◆ **Exercise description**: Give the data below again exactly as it stands. Omit the pictures.
[START OF Source material]
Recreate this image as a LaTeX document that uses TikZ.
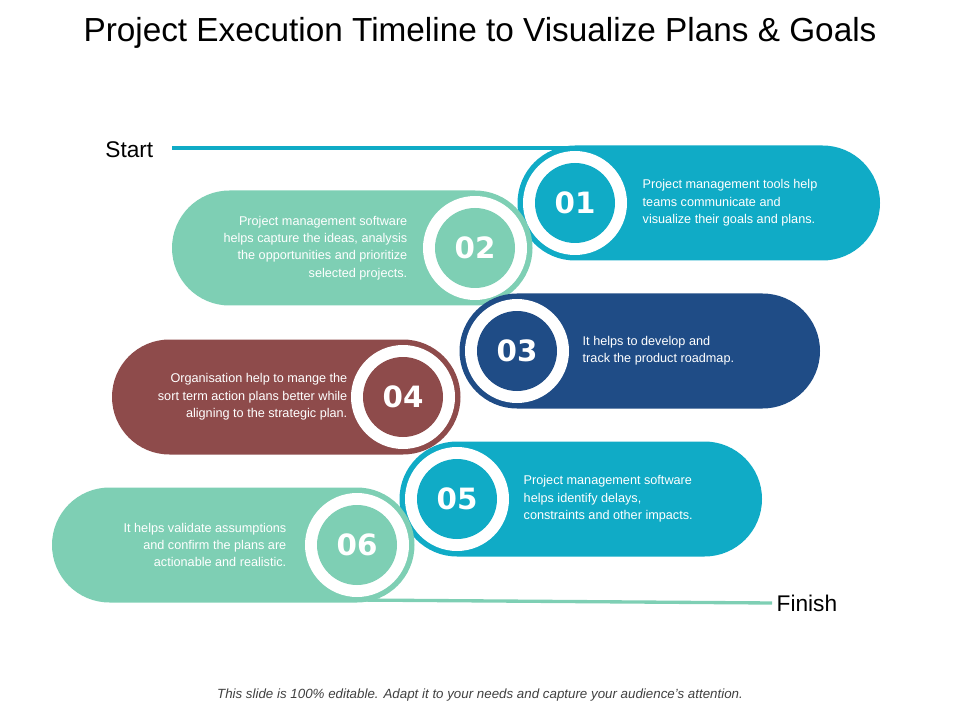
\documentclass[tikz,border=0pt]{standalone}
\usepackage{fontspec}
\setmainfont{Liberation Sans}
\newfontfamily\numfont{DejaVu Sans}
\definecolor{cyanband}{HTML}{10ABC6}
\definecolor{mintband}{HTML}{7ECFB4}
\definecolor{navyband}{HTML}{1F4C86}
\definecolor{brownband}{HTML}{8E4B4B}
\newcommand{\rband}[4]{% center x, center y, end x, colour
  \fill[#4] (#1,#2-57.5) -- (#3-57.5,#2-57.5) arc[start angle=-90,end angle=90,radius=57.5]
    -- (#1,#2+57.5) arc[start angle=90,end angle=270,radius=57.5] -- cycle;}
\newcommand{\lband}[4]{%
  \fill[#4] (#1,#2-57.5) -- (#3+57.5,#2-57.5) arc[start angle=270,end angle=90,radius=57.5]
    -- (#1,#2+57.5) arc[start angle=90,end angle=-90,radius=57.5] -- cycle;}
\begin{document}
\begin{tikzpicture}[x=0.75pt,y=-0.75pt,
    numdisc/.style={circle, minimum size=80*0.75pt, inner sep=0pt, text=white, font=\numfont\bfseries\fontsize{22}{22}\selectfont},
    ring/.style={circle, fill=white, minimum size=104*0.75pt, inner sep=0pt},
    rtext/.style={align=left, anchor=west, text=white, font=\fontsize{9.5}{13}\selectfont},
    ltext/.style={align=right, anchor=east, text=white, font=\fontsize{9.5}{13}\selectfont}
  ]
  \useasboundingbox (0,0) rectangle (960,720);
  \node[font=\fontsize{25}{30}\selectfont] (title) at (480,33) {Project Execution Timeline to Visualize Plans \& Goals};
  % bands
  \node[anchor=east, font=\fontsize{17}{20}\selectfont] (start) at (158,150) {Start};
  \coordinate (startend) at (575,148);
  \draw[cyanband, line width=2.5pt] (172,148) -- (startend);
  \rband{575}{203}{880}{cyanband}
  \lband{475}{248}{172}{mintband}
  \rband{517}{351}{820}{navyband}
  \lband{403}{397}{112}{brownband}
  \rband{457}{499}{762}{cyanband}
  \lband{357}{545}{52}{mintband}
  \node[anchor=west, font=\fontsize{17}{20}\selectfont] (finish) at (772,603) {Finish};
  \coordinate (finishbeg) at (357,600);
  \draw[mintband, line width=2.5pt] (finishbeg) -- (finish.west);
  % rings and numbers
  \node[ring] at (575,203) {}; \node[numdisc, fill=cyanband] (n1) at (575,203) {01};
  \node[ring] at (475,248) {}; \node[numdisc, fill=mintband] (n2) at (475,248) {02};
  \node[ring] at (517,351) {}; \node[numdisc, fill=navyband] (n3) at (517,351) {03};
  \node[ring] at (403,397) {}; \node[numdisc, fill=brownband] (n4) at (403,397) {04};
  \node[ring] at (457,499) {}; \node[numdisc, fill=cyanband] (n5) at (457,499) {05};
  \node[ring] at (357,545) {}; \node[numdisc, fill=mintband] (n6) at (357,545) {06};
  % texts
  \node[rtext] (t1) at (638,203) {Project management tools help\\teams communicate and\\visualize their goals and plans.};
  \node[ltext] (t2) at (412,248) {Project management software\\helps capture the ideas, analysis\\the opportunities and prioritize\\selected projects.};
  \node[rtext] (t3) at (578,351) {It helps to develop and\\track the product roadmap.};
  \node[ltext] (t4) at (352,397) {Organisation help to mange the\\sort term action plans better while\\aligning to the strategic plan.};
  \node[rtext] (t5) at (519,499) {Project management software\\helps identify delays,\\constraints and other impacts.};
  \node[ltext] (t6) at (291,545) {It helps validate assumptions\\and confirm the plans are\\actionable and realistic.};
  \node[font=\itshape\fontsize{10}{12}\selectfont, text=black!75] (foot) at (480,695) {This slide is 100\% editable.  Adapt it to your needs and capture your audience’s attention.};
\end{tikzpicture}
\end{document}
[END OF Source material]
◆ **Answer to this exercise**:
Recreate this image as a LaTeX document that uses TikZ.
\documentclass[tikz,border=0pt]{standalone}
\usepackage{fontspec}
\setmainfont{Liberation Sans}
\newfontfamily\numfont{DejaVu Sans}
\definecolor{cyanband}{HTML}{10ABC6}
\definecolor{mintband}{HTML}{7ECFB4}
\definecolor{navyband}{HTML}{1F4C86}
\definecolor{brownband}{HTML}{8E4B4B}
\newcommand{\rband}[4]{% center x, center y, end x, colour
  \fill[#4] (#1,#2-57.5) -- (#3-57.5,#2-57.5) arc[start angle=-90,end angle=90,radius=57.5]
    -- (#1,#2+57.5) arc[start angle=90,end angle=270,radius=57.5] -- cycle;}
\newcommand{\lband}[4]{%
  \fill[#4] (#1,#2-57.5) -- (#3+57.5,#2-57.5) arc[start angle=270,end angle=90,radius=57.5]
    -- (#1,#2+57.5) arc[start angle=90,end angle=-90,radius=57.5] -- cycle;}
\begin{document}
\begin{tikzpicture}[x=0.75pt,y=-0.75pt,
    numdisc/.style={circle, minimum size=80*0.75pt, inner sep=0pt, text=white, font=\numfont\bfseries\fontsize{22}{22}\selectfont},
    ring/.style={circle, fill=white, minimum size=104*0.75pt, inner sep=0pt},
    rtext/.style={align=left, anchor=west, text=white, font=\fontsize{9.5}{13}\selectfont},
    ltext/.style={align=right, anchor=east, text=white, font=\fontsize{9.5}{13}\selectfont}
  ]
  \useasboundingbox (0,0) rectangle (960,720);
  \node[font=\fontsize{25}{30}\selectfont] (title) at (480,33) {Project Execution Timeline to Visualize Plans \& Goals};
  % bands
  \node[anchor=east, font=\fontsize{17}{20}\selectfont] (start) at (158,150) {Start};
  \coordinate (startend) at (575,148);
  \draw[cyanband, line width=2.5pt] (172,148) -- (startend);
  \rband{575}{203}{880}{cyanband}
  \lband{475}{248}{172}{mintband}
  \rband{517}{351}{820}{navyband}
  \lband{403}{397}{112}{brownband}
  \rband{457}{499}{762}{cyanband}
  \lband{357}{545}{52}{mintband}
  \node[anchor=west, font=\fontsize{17}{20}\selectfont] (finish) at (772,603) {Finish};
  \coordinate (finishbeg) at (357,600);
  \draw[mintband, line width=2.5pt] (finishbeg) -- (finish.west);
  % rings and numbers
  \node[ring] at (575,203) {}; \node[numdisc, fill=cyanband] (n1) at (575,203) {01};
  \node[ring] at (475,248) {}; \node[numdisc, fill=mintband] (n2) at (475,248) {02};
  \node[ring] at (517,351) {}; \node[numdisc, fill=navyband] (n3) at (517,351) {03};
  \node[ring] at (403,397) {}; \node[numdisc, fill=brownband] (n4) at (403,397) {04};
  \node[ring] at (457,499) {}; \node[numdisc, fill=cyanband] (n5) at (457,499) {05};
  \node[ring] at (357,545) {}; \node[numdisc, fill=mintband] (n6) at (357,545) {06};
  % texts
  \node[rtext] (t1) at (638,203) {Project management tools help\\teams communicate and\\visualize their goals and plans.};
  \node[ltext] (t2) at (412,248) {Project management software\\helps capture the ideas, analysis\\the opportunities and prioritize\\selected projects.};
  \node[rtext] (t3) at (578,351) {It helps to develop and\\track the product roadmap.};
  \node[ltext] (t4) at (352,397) {Organisation help to mange the\\sort term action plans better while\\aligning to the strategic plan.};
  \node[rtext] (t5) at (519,499) {Project management software\\helps identify delays,\\constraints and other impacts.};
  \node[ltext] (t6) at (291,545) {It helps validate assumptions\\and confirm the plans are\\actionable and realistic.};
  \node[font=\itshape\fontsize{10}{12}\selectfont, text=black!75] (foot) at (480,695) {This slide is 100\% editable.  Adapt it to your needs and capture your audience’s attention.};
\end{tikzpicture}
\end{document}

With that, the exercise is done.